### Provided data
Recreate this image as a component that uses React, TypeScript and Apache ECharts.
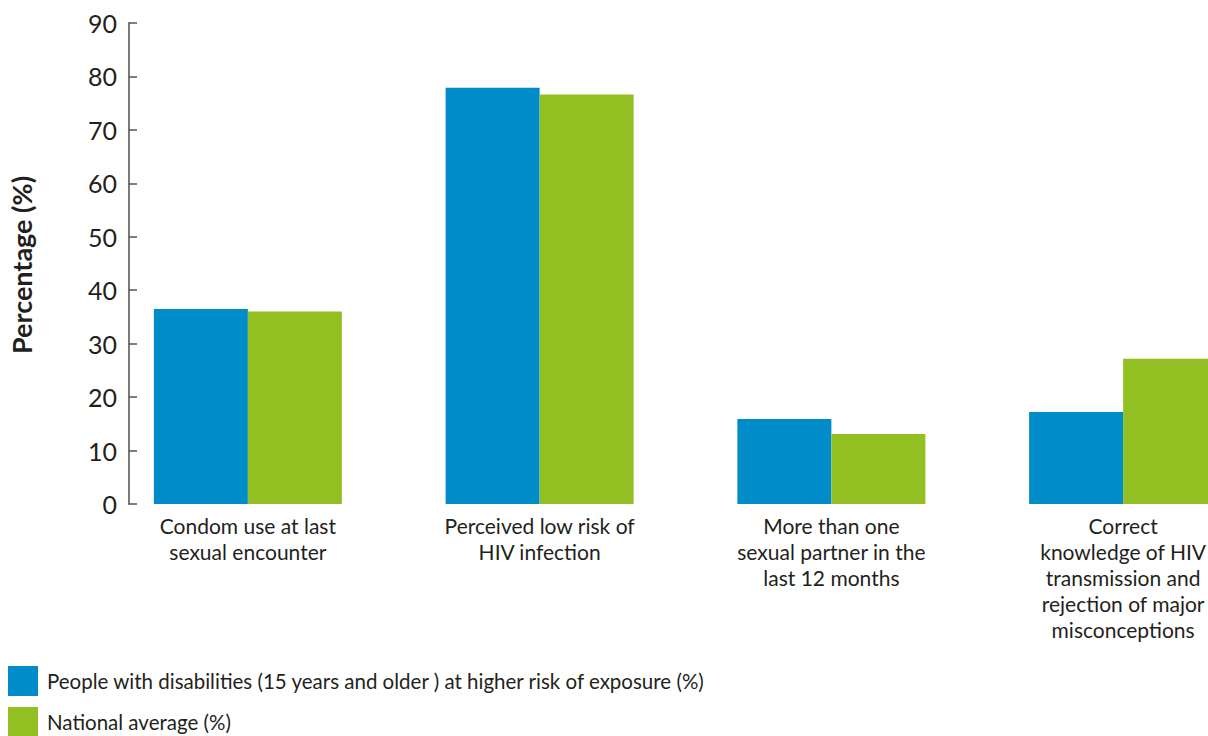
import React, { useEffect, useRef } from "react";
import * as echarts from "echarts";

const categories = [
  "Condom use at last\nsexual encounter",
  "Perceived low risk of\nHIV infection",
  "More than one\nsexual partner in the\nlast 12 months",
  "Correct\nknowledge of HIV\ntransmission and\nrejection of major\nmisconceptions",
];
const seriesNames = [
  "People with disabilities (15 years and older ) at higher risk of exposure (%)",
  "National average (%)",
];
const disabilityValues = [36.5, 77.9, 15.9, 17.2];
const nationalValues = [36.0, 76.6, 13.1, 27.2];
const yTicks = { min: 0, max: 90, interval: 10 };
const yTitle = "Percentage (%)";

const BLUE = "#008bc9";
const GREEN = "#92c022";
const TEXT = "#231f20";
const FONT = "Lato, 'Noto Sans', sans-serif";

export default function App() {
  const ref = useRef<HTMLDivElement>(null);
  useEffect(() => {
    if (!ref.current) return;
    const chart = echarts.init(ref.current, null, { renderer: "svg" });
    const legendBase = {
      orient: "vertical",
      left: 8,
      itemWidth: 30,
      itemHeight: 30,
      icon: "rect",
      padding: 0,
      textStyle: { fontFamily: FONT, fontSize: 20.5, color: TEXT, padding: [0, 0, 0, 4] },
    };
    chart.setOption({
      animation: false,
      textStyle: { fontFamily: FONT, color: TEXT },
      grid: { left: 102, top: 23, width: 1167, bottom: 232 },
      legend: [
        { ...legendBase, top: 666, data: [seriesNames[0]] },
        { ...legendBase, top: 707, data: [seriesNames[1]] },
      ],
      xAxis: {
        type: "category",
        data: categories,
        axisLine: { show: false },
        axisTick: { show: false },
        axisLabel: {
          interval: 0,
          margin: 8,
          fontFamily: FONT,
          fontSize: 21,
          lineHeight: 26,
          color: TEXT,
          align: "center",
        },
      },
      yAxis: {
        type: "value",
        min: yTicks.min,
        max: yTicks.max,
        interval: yTicks.interval,
        offset: -27,
        splitLine: { show: false },
        axisLine: { show: true, lineStyle: { color: "#7a7a7a", width: 2 } },
        axisTick: { show: true, inside: true, length: 8, lineStyle: { color: "#555", width: 1.5 } },
        axisLabel: { margin: 12, fontFamily: FONT, fontSize: 25, color: TEXT },
      },
      graphic: [
        {
          type: "text",
          x: 21,
          y: 265,
          rotation: Math.PI / 2,
          style: {
            text: yTitle,
            fontFamily: FONT,
            fontSize: 27,
            fontWeight: "bold",
            fill: TEXT,
            align: "center",
            verticalAlign: "middle",
          },
        },
      ],
      series: [
        {
          name: seriesNames[0],
          type: "bar",
          data: disabilityValues,
          barWidth: 94,
          barGap: "0%",
          itemStyle: { color: BLUE },
        },
        {
          name: seriesNames[1],
          type: "bar",
          data: nationalValues,
          barWidth: 94,
          barGap: "0%",
          itemStyle: { color: GREEN },
        },
      ],
    });
    return () => chart.dispose();
  }, []);
  return (
    <div
      style={{
        position: "fixed",
        left: 0,
        top: 0,
        width: 1208,
        height: 736,
        overflow: "hidden",
        background: "#fff",
      }}
    >
      <div ref={ref} style={{ width: 1270, height: 736 }} />
    </div>
  );
}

### What the task requires
Return exactly what appears from the opening line of the material through the line with "import * as", apart from the pictures.

### The response
Recreate this image as a component that uses React, TypeScript and Apache ECharts.
import React, { useEffect, useRef } from "react";
import * as echarts from "echarts";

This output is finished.